Number plate cloning: Police raid at NTSA may have come too late

Nyamira police officers display vehicles with the same number plate. PHOTO | FILE | NATION MEDIA GROUP

What you need to know:

  • At the downtown garage, we easily made a duplicate for one of the vehicles owned by Nation Media Group in under one hour at just Sh600.
  • The cartel is allegedly run by ex-convicts of the Kamiti Maximum Prison, where number plates are made for the NTSA.

Wednesday's raid by the Anti-Terror Police Unit at the National Transport and Safety Authority to unravel the mystery behind fake number plates was too little, too late.

By Wednesday, when the sleuths were busy at the NTSA offices, the number plate cartel — which the Daily Nation exposed in June 2016 — was still at work in downtown Nairobi.

A short descent on Accra Road ushered us into a buzzy downtown in the dusty and sunny January as everyone goes about their business.

At the point where Accra Road makes a T-junction with a Shell Petrol Station on the right and various second-hand cloth sellers lined up on the left, a dusty path further down is lined up with shops selling motor vehicle spare parts makes the number plate factory.

You would need a little more familiarity to go beyond here.


An expansive market of vehicle parts is busy as curious eyes scan any stranger and you get asked what you are looking for.

Small tin shops lined on the left painted red and green like mobile money agents form the first point of business.

One of the shops, precisely the fourth one, has a sample number plate displayed on the left of its counter — inviting buyers willing to make orders for a fake number plate.

“You will have to tell us exactly what you want the number plate for before we tell you the cost.

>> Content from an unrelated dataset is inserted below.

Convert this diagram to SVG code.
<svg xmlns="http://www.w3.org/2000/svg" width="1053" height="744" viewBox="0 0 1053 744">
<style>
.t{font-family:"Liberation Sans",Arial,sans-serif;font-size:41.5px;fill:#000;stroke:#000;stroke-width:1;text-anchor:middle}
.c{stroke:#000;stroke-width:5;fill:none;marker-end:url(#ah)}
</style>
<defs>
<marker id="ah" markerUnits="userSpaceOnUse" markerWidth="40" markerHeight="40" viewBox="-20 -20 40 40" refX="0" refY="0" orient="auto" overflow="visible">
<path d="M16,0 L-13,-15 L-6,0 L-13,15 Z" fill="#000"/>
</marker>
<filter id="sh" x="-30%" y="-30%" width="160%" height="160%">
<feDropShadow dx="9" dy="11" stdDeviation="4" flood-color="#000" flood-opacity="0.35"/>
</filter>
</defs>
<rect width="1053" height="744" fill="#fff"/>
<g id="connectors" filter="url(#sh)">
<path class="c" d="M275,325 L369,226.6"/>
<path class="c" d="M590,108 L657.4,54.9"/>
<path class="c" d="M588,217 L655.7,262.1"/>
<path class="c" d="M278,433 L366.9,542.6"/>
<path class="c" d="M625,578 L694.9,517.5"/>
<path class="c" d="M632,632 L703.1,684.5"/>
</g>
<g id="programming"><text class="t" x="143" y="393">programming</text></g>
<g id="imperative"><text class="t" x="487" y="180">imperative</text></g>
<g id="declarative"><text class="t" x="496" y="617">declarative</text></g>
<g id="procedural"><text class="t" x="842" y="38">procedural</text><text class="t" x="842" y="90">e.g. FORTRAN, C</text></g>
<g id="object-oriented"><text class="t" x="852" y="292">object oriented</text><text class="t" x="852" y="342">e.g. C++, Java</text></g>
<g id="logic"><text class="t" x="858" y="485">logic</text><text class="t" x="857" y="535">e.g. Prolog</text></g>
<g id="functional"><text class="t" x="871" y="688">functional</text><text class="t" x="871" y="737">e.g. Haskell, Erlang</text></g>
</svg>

Whether it is for your car or not, a replacement or just a random number," one of the men dressed on a faded dirty overall said when we inquired about the price.

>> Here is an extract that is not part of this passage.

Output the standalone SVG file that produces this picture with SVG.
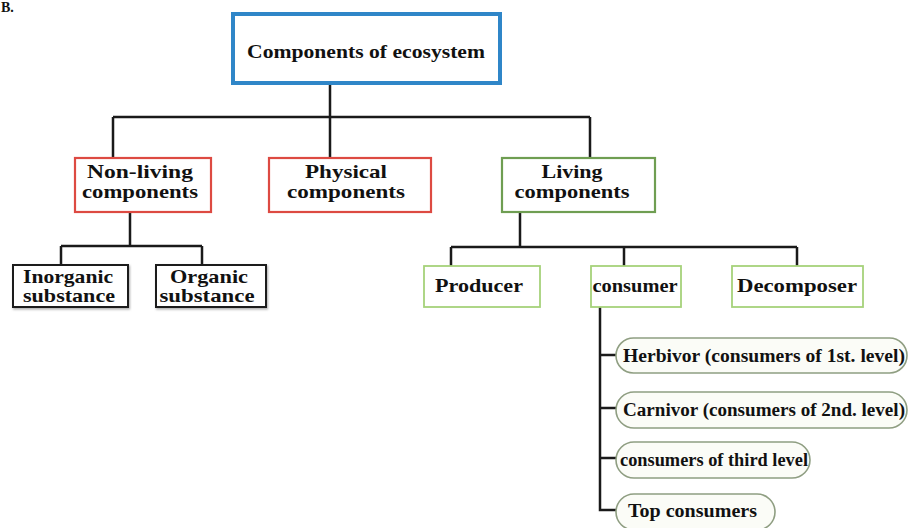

I was there in 2016 and from the curiosity my enquiry drew this time, looks like the cartel has grown smarter and more cautious.

The business is on, though, and it is shocking how the authorities have never raided the place almost three years since we first did an exposé on the risky trade.

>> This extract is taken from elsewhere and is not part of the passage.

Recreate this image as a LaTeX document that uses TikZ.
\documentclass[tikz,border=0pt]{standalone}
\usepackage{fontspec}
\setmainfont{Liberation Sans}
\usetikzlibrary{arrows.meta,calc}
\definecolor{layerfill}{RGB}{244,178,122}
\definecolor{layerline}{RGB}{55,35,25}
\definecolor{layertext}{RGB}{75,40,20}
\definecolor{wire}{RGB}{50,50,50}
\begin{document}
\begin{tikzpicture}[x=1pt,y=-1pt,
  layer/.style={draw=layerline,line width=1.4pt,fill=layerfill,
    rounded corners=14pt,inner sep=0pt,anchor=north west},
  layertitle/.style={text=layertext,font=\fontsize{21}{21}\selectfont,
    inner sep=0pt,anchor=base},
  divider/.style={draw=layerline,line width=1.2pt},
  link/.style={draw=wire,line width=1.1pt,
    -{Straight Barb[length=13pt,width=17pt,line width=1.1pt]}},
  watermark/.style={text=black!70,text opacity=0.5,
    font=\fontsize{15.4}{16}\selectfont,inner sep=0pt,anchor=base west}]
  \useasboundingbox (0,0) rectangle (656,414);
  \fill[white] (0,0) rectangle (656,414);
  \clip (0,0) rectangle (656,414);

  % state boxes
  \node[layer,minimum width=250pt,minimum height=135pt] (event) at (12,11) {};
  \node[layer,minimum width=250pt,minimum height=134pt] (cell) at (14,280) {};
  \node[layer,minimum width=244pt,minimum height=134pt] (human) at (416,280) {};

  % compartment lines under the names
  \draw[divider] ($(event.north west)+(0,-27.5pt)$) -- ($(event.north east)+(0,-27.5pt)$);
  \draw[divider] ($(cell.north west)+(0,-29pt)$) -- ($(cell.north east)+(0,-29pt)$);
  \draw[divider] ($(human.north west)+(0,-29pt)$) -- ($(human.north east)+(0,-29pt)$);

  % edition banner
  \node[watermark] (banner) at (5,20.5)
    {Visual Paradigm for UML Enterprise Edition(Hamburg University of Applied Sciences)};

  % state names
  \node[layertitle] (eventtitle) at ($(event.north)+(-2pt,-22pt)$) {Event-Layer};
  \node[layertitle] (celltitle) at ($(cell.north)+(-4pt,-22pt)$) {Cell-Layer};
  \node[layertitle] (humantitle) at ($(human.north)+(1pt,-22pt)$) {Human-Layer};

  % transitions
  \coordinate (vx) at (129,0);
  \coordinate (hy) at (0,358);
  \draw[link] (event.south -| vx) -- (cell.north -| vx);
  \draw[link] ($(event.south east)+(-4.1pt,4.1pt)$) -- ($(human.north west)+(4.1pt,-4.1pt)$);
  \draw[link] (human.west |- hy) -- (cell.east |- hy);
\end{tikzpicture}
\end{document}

The ease with which fake number plates are made in downtown Nairobi poses a huge security risk with terrorists and other criminals finding it easy to make multiple plates to be used on cars that they intend to conceal identity.

The makers of fake number plates have even paraded agents lined up at the second-hand car parts market who identify any potential clients and discuss details of the registration number and the pricing in between the heap of second-hand clothes being sold around the den.

From people who just want to repaint their number plates and make them look new to thugs who want to duplicate another car’s number plate, the business spreads far.

In 2016, we were led to the garages by a government officer’s driver who had made a fake number plate under the instruction of his boss; the then acting director of the Anti-Counterfeit Authority John Akoten.


Mr Akoten was reportedly replacing the blue parastatal number plate with a regular one to conceal the car from traffic check units who monitor state-owned vehicles from misuse by those they are assigned to.

At the downtown garage, we easily made a duplicate for one of the vehicles owned by Nation Media Group in under one hour at just Sh600.

The cartel is allegedly run by ex-convicts of the Kamiti Maximum Prison, where number plates are made for the NTSA.

Led by a bossy ring leader nicknamed ‘Prof’, the makers of fake number plates are keen to know the intended use of the number plate since the trade is well-planned to minimise chances of being discovered, as we learnt.

For those asking for just a random number plate, the forgers have created a database of vehicles that are known to be operating in some far-flung areas where they are not expected to go beyond, say a small van operating in a market in Marsabit or Sirare.


Once they know the client plans to operate the car in Nairobi or Kisumu, they then duplicate the Marsbabit van’s number plate in the confidence that the two will never be found at the same place.

Coincidence still occurs though, like it did for Mr Collins Okeya last week on Frida, when he visited a hospital in Nairobi only to find a car bearing the same number plate as his.

The two cars, a Subaru Legacy belonging to Mr Okeya and Toyota Harrier also registered as KBZ142F, are still under investigation.

“I was scared - especially coming barely a month after I had raised concerns with NTSA over some changes in my vehicle details in the Transport Information Management System (TIMS).

"I even went and registered my complaint but nothing happened even after they promised to sort it out in a week,” Mr Okeya told Nation yesterday.

There are concerns that the number plate cartel may have penetrated the NTSA systems to make and register the fake registration numbers, prompting the raid yesterday.